Jifeng Liu, Dartmouth College, USA
Jay Mathews, University of Dayton, USA
Si and SiGe alloys form the backbone of modern electronics. With the development of Si photonics, Ge-on-Si photonic devices have also matured in the past two decades. In the past 5 years, the emerging field of SiGeSn mid-infrared (MIR) integrated photonics has grown rapidly. Despite of earlier doubts on materials growth, MIR photodetectors, optically-pumped lasers, and electro-absorption modulators have been demonstrated. Interestingly, with increasingly higher Sn and/or Pb composition, these SiGeSnPb MIR semiconductors also naturally match towards the quantum material regime, including Dirac semimetals (counterpart of graphene in 3D), Weyl semimetals, and topological insulators. While quantum materials have been investigated for electronic devices, their unique photonic and optoelectronic properties have barely been investigated. Notably, SiGeSnPb system not only offers a unprecedentedly huge design space for quantum materials, but builds upon the success of existing Si electronics and photonics.
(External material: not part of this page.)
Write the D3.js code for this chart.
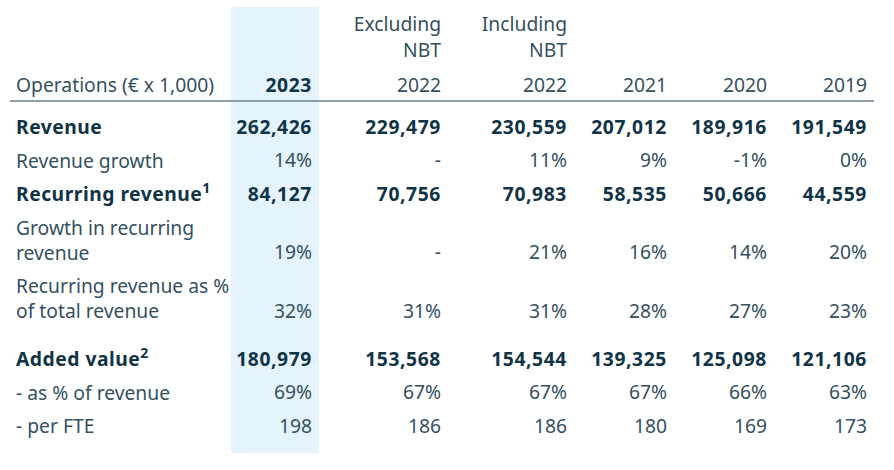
<!DOCTYPE html>
<html><head><meta charset="utf-8">
<script src="https://cdn.jsdelivr.net/npm/d3@7"></script>
<style>
html,body{margin:0;padding:0;background:#fff;}
svg{display:block;}
text{font-family:"Noto Sans",sans-serif;font-size:19.3px;}
</style></head>
<body>
<svg id="chart" width="894" height="470"></svg>
<script>
// ---- data ----
const columnKeys = ["y2023", "excl2022", "incl2022", "y2021", "y2020", "y2019"];
const headerLine1 = ["", "Excluding", "Including", "", "", ""];
const headerLine2 = ["", "NBT", "NBT", "", "", ""];
const headerYears = ["2023", "2022", "2022", "2021", "2020", "2019"];
const headerTitle = "Operations (€ x 1,000)";

const rowLabels = [
  ["Revenue"],
  ["Revenue growth"],
  ["Recurring revenue"],
  ["Growth in recurring", "revenue"],
  ["Recurring revenue as %", "of total revenue"],
  ["Added value"],
  ["- as % of revenue"],
  ["- per FTE"]
];
const rowSup = ["", "", "1", "", "", "2", "", ""];
const rowBold = [true, false, true, false, false, true, false, false];
const rowGapBefore = [0, 0, 0, 0, 0, 1, 0, 0];

const revenue          = ["262,426", "229,479", "230,559", "207,012", "189,916", "191,549"];
const revenueGrowth    = ["14%", "-", "11%", "9%", "-1%", "0%"];
const recurringRevenue = ["84,127", "70,756", "70,983", "58,535", "50,666", "44,559"];
const recurringGrowth  = ["19%", "-", "21%", "16%", "14%", "20%"];
const recurringPct     = ["32%", "31%", "31%", "28%", "27%", "23%"];
const addedValue       = ["180,979", "153,568", "154,544", "139,325", "125,098", "121,106"];
const addedValuePct    = ["69%", "67%", "67%", "67%", "66%", "63%"];
const addedValuePerFTE = ["198", "186", "186", "180", "169", "173"];
const rowValues = [revenue, revenueGrowth, recurringRevenue, recurringGrowth,
                   recurringPct, addedValue, addedValuePct, addedValuePerFTE];

// ---- layout ----
const colWidths = [129, 126, 100, 100, 100];
const firstColRight = 312;
const colRights = [firstColRight];
colWidths.forEach((w, i) => colRights.push(colRights[i] + w));
const x = d3.scaleOrdinal().domain(columnKeys).range(colRights);
const labelX = 16;

const lineStep = 25, rowStep = 33.5, sectionGap = 14.5;
const firstRowY = 126;
let cur = firstRowY;
const rowLineYs = rowLabels.map((lines, i) => {
  if (i > 0) cur += rowStep + (rowGapBefore[i] ? sectionGap : 0);
  const ys = lines.map((_, j) => cur + j * lineStep);
  cur = ys[ys.length - 1];
  return ys;
});

const colBold = "#103446", colReg = "#35505f";
const svg = d3.select("#chart");

// highlight column
const hlLeft = 231, hlRight = 319;
svg.append("rect")
  .attr("x", hlLeft).attr("y", 7)
  .attr("width", hlRight - hlLeft).attr("height", 446)
  .attr("fill", "#e4f3fc");

// header
const hy = d3.scaleOrdinal().domain(["l1", "l2", "l3"]).range([23, 49.5, 84]);
const hdr = svg.append("g");
columnKeys.forEach((k, i) => {
  if (headerLine1[i]) {
    hdr.append("text")
      .attr("x", x(k)).attr("y", hy("l1"))
      .attr("text-anchor", "end").attr("dominant-baseline", "central")
      .attr("fill", colReg).text(headerLine1[i]);
    hdr.append("text")
      .attr("x", x(k)).attr("y", hy("l2"))
      .attr("text-anchor", "end").attr("dominant-baseline", "central")
      .attr("fill", colReg).text(headerLine2[i]);
  }
  hdr.append("text")
    .attr("x", x(k)).attr("y", hy("l3"))
    .attr("text-anchor", "end").attr("dominant-baseline", "central")
    .attr("fill", i === 0 ? colBold : colReg)
    .attr("font-weight", i === 0 ? 700 : 400)
    .attr("letter-spacing", i === 0 ? 0.6 : 0)
    .text(headerYears[i]);
});
hdr.append("text").attr("x", labelX).attr("y", hy("l3"))
  .attr("dominant-baseline", "central").attr("fill", colReg).text(headerTitle);

svg.append("line")
  .attr("x1", 10).attr("x2", 874).attr("y1", 101).attr("y2", 101)
  .attr("stroke", "#8e9ea8").attr("stroke-width", 2);

// body
const body = svg.append("g");
rowLabels.forEach((lines, r) => {
  const bold = rowBold[r];
  const fill = bold ? colBold : colReg;
  const t = body.append("text")
    .attr("x", labelX).attr("y", rowLineYs[r][0])
    .attr("dominant-baseline", "central")
    .attr("fill", fill).attr("font-weight", bold ? 700 : 400)
    .attr("letter-spacing", bold ? 0.5 : 0);
  lines.forEach((ln, j) => {
    t.append("tspan").attr("x", labelX).attr("y", rowLineYs[r][j]).text(ln);
  });
  if (rowSup[r]) {
    t.append("tspan").attr("font-size", 14).attr("dy", -6).text(rowSup[r]);
  }
  const vy = rowLineYs[r][lines.length - 1];
  rowValues[r].forEach((v, c) => {
    body.append("text")
      .attr("x", x(columnKeys[c])).attr("y", vy)
      .attr("text-anchor", "end").attr("dominant-baseline", "central")
      .attr("fill", fill).attr("font-weight", bold ? 700 : 400)
      .attr("letter-spacing", bold ? 0.6 : 0)
      .text(v);
  });
});
</script>
</body></html>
This symposium provides a timely platform for advancing this new and exciting field, including but not limited to the following topics:
(1) SiGeSnPb and related materials growth and optoelectronic characterization;
(2) Theoretical and experimental studies on the semiconductor to quantum material transition in SiGeSnPb system;
(3) Novel photonic properties of SiGeSnPb semiconductor and quantum materials;
(4) SiGeSnPb MIR and quantum material photonic device demonstration; and
(5) Related platform for photonic integration.